We are only a month away from Thanksgiving Day — the holiday that more than a quarter of Americans claim is their favorite. My exhaustive research shows that families gather together to give thanks in the manner of the Pilgrims and the Wampanoag Native Americans’ harvest celebration of 1621. My source? None other than that repository of all knowledge: the Weekly Reader magazine. It’s a sort of Huey, Dewey and Louie’s Junior Woodchuck Manual for us baby boomers.
But according to sociologists Melanie Wallendorf from the University of Arizona and Eric Arnould from the University of Colorado, Thanksgiving also serves multiple social functions as a “collective ritual that celebrates our material abundance through feasting.”
They contend that our elaborate Thanksgiving Day meal is a way of reassuring ourselves that we have the ability to more than meet our basic needs. We stuff our turkeys, as well as ourselves, to show how well we’re doing. Perhaps that’s why we add so much butter to everything. When I was growing up, my family only served real butter at Christmas and Thanksgiving time.
Since this abundance ritual — in its basic form (turkey, stuffing, cranberries and pumpkin pie) — is widely shared, it also serves to binds us all together and increase social cohesion. But unlike the Pilgrims and the Wampanoag, those of us born since World War II come to believe in a “permanent abundance.” We aren’t sitting in clover just because it’s harvest time or because we had a particularly good year. We view continually increasing material abundance as a defining feature of what it means to be an American.
These days, however, the unpredictable price of energy, rising food and health care costs, the mortgage credit crunch and the stock market meltdown have challenged this cherished belief. In a Newsweek cover story titled “A Darker Future for Us,” business writer Robert J. Samuelson says that fundamental changes in our economy have put us on the cusp of a new era, in which continually increasing prosperity cannot be counted upon.
Conservative columnist George Will has recently emphasized the historic link between Thanksgiving and the economy. He pointed out how President Franklin Roosevelt moved the holiday up a week to extend the Christmas shopping season to help battle the Great Depression. Back then, it was unthinkable to advertise Christmas merchandise before Thanksgiving. Will says that FDR did not defer to the calendar any more than he did to the Constitution, even though over 60 percent of the country disapproved of his actions and the public was outraged. FDR’s critics mocked the early Thanksgiving by calling it “Franksgiving.”
Unless it gives them a three-day weekend, Americans just don’t cotton to anyone messing with their traditions. Jeffersonville Mayor Galligan recently learned this after his attempt to change the date of Halloween, or as they now call it in Jeffersonville — “Tommyween.”
Over time, major corporations have become integrated into our traditions. So despite our stated preference for the “old fashioned” and “homemade,” most of us are preparing to eat our Butterball turkeys, Ocean Spray cranberry sauce and Pepperidge Farm stuffing.
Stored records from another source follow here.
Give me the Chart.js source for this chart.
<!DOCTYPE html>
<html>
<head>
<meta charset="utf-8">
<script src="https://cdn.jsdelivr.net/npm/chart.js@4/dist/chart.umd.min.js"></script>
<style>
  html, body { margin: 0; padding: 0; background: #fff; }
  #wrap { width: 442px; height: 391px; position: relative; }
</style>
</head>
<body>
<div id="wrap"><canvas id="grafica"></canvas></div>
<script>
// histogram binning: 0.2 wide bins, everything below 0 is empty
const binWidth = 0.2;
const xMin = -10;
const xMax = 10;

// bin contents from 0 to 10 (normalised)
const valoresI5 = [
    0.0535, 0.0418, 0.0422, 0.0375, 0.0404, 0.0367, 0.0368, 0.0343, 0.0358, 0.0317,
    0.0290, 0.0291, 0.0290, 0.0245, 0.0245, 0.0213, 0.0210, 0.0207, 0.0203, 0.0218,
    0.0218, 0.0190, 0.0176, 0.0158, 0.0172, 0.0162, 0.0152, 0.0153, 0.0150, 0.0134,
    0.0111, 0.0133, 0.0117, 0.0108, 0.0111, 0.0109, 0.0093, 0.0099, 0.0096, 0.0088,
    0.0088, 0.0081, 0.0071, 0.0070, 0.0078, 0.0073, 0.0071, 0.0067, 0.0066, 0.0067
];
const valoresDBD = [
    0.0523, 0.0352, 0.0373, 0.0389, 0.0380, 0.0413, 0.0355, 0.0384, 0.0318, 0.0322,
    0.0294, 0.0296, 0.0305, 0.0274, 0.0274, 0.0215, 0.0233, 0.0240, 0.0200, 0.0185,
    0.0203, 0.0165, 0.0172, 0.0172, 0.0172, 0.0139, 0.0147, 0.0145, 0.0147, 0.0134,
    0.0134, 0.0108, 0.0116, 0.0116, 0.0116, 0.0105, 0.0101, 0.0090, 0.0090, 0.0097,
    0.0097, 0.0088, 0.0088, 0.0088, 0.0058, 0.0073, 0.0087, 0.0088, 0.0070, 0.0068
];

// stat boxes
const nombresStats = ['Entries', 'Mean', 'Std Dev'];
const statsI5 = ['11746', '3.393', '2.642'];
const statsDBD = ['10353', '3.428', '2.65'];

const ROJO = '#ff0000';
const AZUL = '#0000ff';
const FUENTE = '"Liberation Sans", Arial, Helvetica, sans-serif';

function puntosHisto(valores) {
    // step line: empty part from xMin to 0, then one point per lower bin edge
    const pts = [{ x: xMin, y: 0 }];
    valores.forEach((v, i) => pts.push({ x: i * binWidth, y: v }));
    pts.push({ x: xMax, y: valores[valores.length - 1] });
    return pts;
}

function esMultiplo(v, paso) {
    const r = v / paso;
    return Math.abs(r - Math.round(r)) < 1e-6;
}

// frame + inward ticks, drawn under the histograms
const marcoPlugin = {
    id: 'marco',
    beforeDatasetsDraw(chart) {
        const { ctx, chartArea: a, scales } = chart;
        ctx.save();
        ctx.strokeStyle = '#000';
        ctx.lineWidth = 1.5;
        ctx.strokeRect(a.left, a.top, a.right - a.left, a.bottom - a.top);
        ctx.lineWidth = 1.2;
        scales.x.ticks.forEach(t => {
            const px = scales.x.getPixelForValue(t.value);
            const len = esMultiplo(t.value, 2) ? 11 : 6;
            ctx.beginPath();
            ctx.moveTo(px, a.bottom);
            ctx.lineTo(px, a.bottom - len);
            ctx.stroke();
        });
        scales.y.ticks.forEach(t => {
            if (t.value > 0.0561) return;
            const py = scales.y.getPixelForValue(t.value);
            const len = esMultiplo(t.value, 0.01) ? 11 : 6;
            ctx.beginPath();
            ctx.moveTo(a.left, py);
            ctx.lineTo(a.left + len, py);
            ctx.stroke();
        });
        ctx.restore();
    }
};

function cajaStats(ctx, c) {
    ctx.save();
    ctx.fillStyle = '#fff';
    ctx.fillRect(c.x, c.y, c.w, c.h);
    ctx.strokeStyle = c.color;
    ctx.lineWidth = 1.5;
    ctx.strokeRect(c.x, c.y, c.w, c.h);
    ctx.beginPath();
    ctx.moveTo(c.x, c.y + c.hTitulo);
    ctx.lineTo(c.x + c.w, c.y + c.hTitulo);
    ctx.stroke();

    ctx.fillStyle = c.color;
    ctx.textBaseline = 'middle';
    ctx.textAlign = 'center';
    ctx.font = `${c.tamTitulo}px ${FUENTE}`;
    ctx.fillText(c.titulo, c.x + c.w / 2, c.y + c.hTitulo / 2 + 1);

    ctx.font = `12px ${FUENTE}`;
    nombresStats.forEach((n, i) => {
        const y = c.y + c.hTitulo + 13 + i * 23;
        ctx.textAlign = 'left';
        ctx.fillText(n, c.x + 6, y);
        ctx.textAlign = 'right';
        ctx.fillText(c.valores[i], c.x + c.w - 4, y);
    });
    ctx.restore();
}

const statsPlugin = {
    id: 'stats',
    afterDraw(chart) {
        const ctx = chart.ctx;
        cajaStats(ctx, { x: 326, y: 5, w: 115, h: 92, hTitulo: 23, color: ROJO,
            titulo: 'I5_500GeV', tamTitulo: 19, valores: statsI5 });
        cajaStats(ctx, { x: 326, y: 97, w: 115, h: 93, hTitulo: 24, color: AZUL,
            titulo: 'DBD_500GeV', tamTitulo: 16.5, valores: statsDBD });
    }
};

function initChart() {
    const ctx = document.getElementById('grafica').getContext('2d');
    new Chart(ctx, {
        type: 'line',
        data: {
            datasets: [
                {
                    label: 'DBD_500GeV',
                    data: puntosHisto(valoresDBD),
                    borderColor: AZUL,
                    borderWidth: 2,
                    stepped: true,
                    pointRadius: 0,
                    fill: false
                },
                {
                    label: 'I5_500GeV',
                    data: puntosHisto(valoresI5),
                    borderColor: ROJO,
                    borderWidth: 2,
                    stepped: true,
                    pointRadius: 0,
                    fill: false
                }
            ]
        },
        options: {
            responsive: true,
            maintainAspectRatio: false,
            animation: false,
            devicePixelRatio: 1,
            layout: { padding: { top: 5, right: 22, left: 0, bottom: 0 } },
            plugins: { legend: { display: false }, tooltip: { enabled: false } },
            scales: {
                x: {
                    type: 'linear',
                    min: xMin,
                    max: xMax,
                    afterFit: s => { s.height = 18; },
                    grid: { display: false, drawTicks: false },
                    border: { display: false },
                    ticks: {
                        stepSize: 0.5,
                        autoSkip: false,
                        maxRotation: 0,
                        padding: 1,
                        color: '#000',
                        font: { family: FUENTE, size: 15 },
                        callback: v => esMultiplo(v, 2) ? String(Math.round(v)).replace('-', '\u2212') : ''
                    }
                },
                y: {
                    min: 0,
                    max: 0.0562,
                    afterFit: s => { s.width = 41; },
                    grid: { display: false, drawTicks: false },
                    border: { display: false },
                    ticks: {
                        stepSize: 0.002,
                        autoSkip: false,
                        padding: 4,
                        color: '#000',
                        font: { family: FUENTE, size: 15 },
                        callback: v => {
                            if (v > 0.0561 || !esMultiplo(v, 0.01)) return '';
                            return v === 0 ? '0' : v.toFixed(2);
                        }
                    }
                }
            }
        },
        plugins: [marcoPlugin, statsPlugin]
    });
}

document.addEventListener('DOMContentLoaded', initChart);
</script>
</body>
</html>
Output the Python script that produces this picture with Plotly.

While those three companies seem recession-proof — with strong annual earnings from Ocean Spay, a new corporate headquarters for Butterball and Pepperidge Farm being the most profitable division of the Campbell Soup Company — many other corporate icons have fallen on hard times. Like many Americans, in recent months the companies that handle my mortgage, retirement fund, insurance and major credit card have all faced serious fiscal difficulty. Even R. H. Macy & Company, the sponsors of the New York City Thanksgiving Day Parade and the setting for The Miracle on 34th Street, filed for bankruptcy in the 1990s and the brand only survived through a series of mergers and reorganizations. As recently as early October, the reconstituted Macy’s slashed its 2008 profit outlook, due to the softening economy that has consumers scaling back on spending.
So what do we have to be thankful for this year in the present era of mortgage foreclosures, dwindling retirement accounts and trillion dollar bailouts? I asked a number of people and there were many of the customary responses: faith, family, friends and health. Many people were also thankful simply to be Americans, with all the freedoms we enjoy. Others were thankful for the election outcomes; even those whose candidates lost were at least glad that the long campaign is finally over. A surprising number of people said they were thankful for their “jobs,” perhaps in recognition that the unemployment rate just hit a 14-year high.
In the field of mental health in which I work, the watchwords of our profession are “hope” and “recovery” and such an ideology of optimism is more relevant today than ever. When FDR said we have nothing to fear but fear itself in his first inaugural address in 1933, the Great Depression had reached its greatest depth. FDR was the man for those times, precisely because he could convey the those optimistic values which are at the core of the American character.
In the same speech, FDR also said these words that may be more relevant today than they were when he first said them. “Happiness lies not in the mere possession of money; it lies in the joy of achievement, in the thrill of creative effort. The joy and moral stimulation of work no longer must be forgotten in the mad chase of evanescent profits. These dark days will be worth all they cost us if they teach us that our true destiny is not to be ministered unto but to minister to ourselves and to our fellow men.” Or as John and Paul (The Beatles, not the apostles) put it for us baby boomers — “We can get by with a little help from our friends.”